Kia Carnival. O preço de mais de R$ 650 mil explica o porquê de ter se tornado um carro raro nas ruas. Além da Spin, que eu falo logo abaixo, ela é a única minivan do mercado nacional, e isso depois de termos convivido com Renault Scénic, Citroën Picasso, Chevrolet Meriva e Zafira, (...), Chrysler Grand Caravan, Mercedes Classe B, Nissan Livina. Sobrou a Carnival. Mas que ótimo que pelo menos uma tenha sobrevivido, pois nenhum SUV é tão confortável para acomodar 7 pessoas, aliás são 8 na Carnival, como uma minivan conceitualmente construída para isso.
Jeep Gladiator 2024
Kia Carnival 2025
Pra finalizar, eu trago (finalmente) dois modelos mais acessíveis: o Suzuki Jimny (único jipinho dessa categoria de entrada no país) e a Chevrolet Spin, que a GM insiste em descaracterizar como minivan. Mas que é, é.

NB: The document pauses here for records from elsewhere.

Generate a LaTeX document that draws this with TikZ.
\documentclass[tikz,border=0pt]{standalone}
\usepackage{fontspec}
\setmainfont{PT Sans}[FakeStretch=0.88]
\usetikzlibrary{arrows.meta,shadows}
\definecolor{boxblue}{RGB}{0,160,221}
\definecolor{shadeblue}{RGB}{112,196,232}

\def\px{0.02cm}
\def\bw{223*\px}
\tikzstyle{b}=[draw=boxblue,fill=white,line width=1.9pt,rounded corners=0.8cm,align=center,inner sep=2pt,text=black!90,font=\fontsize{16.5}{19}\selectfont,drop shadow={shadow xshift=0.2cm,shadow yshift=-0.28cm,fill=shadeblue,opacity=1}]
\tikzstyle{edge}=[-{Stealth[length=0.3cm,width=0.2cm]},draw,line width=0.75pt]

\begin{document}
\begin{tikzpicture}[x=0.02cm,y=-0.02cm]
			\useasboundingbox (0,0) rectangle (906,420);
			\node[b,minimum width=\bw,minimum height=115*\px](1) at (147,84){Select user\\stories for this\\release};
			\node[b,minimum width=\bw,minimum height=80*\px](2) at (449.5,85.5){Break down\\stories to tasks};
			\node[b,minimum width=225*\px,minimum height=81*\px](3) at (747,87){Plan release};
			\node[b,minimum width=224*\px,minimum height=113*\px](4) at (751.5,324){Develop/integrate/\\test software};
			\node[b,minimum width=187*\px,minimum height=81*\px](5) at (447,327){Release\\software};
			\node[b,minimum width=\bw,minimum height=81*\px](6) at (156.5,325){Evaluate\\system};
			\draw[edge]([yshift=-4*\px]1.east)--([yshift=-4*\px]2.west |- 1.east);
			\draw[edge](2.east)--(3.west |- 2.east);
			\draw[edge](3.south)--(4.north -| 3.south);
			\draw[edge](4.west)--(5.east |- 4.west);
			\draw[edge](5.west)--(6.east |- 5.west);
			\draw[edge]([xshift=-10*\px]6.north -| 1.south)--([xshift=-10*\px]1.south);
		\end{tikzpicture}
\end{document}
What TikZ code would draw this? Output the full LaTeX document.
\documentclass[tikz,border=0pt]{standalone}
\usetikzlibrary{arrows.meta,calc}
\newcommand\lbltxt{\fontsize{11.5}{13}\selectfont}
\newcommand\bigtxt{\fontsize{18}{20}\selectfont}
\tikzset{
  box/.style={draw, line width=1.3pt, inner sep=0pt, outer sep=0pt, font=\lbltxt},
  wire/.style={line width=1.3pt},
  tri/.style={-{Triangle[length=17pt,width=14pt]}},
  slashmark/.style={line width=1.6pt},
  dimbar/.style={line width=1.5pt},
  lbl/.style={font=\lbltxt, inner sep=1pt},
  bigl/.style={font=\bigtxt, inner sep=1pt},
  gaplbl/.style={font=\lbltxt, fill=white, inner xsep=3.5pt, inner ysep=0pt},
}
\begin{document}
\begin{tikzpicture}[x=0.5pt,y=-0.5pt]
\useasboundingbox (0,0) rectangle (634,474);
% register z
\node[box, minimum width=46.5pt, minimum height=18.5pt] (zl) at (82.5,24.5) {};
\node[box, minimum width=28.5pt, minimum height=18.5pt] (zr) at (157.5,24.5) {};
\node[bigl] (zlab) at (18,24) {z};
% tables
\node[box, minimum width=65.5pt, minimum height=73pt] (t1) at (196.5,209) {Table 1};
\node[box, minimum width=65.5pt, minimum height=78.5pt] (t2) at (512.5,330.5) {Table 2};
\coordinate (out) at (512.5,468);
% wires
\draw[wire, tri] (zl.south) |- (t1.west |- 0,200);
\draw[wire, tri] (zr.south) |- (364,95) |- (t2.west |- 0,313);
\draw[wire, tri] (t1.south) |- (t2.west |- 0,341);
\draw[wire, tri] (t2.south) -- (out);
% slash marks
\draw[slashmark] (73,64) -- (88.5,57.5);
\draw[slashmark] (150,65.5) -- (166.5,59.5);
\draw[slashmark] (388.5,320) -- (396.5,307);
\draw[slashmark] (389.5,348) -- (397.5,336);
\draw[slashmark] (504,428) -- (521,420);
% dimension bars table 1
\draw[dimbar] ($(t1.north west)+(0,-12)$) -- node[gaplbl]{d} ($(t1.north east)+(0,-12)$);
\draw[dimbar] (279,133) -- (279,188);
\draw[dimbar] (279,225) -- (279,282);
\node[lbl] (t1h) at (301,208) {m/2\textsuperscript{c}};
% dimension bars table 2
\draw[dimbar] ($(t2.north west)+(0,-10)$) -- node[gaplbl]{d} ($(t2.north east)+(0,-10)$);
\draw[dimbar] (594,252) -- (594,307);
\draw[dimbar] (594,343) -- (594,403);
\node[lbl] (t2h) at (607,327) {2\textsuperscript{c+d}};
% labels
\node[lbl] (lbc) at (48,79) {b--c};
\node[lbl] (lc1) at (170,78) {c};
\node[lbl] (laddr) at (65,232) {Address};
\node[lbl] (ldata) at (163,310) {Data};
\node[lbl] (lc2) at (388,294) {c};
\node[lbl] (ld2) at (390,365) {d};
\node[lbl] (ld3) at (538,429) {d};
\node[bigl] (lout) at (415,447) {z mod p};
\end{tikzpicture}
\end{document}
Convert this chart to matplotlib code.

E eu acho sensacional que ainda exista um modelo como esse, principalmente com 7 lugares, que se torna uma opção acessível ao bolso de quem não pode buscar os SUVs grandões – ou a própria Carnival. E mesmo para segmentos específicos, caso de taxi, ela é imbatível na sua faixa de preços. Tente ir ao aeroporto com a família e as malas em qualquer SUV...
Suzuki Jimny Sierra 2025
Chevrolet Spin 2025
Claro que eu esqueci de algum modelo. Talvez o Toyota Corolla GR ou o VW Jetta GLi. Qual você acrescentaria?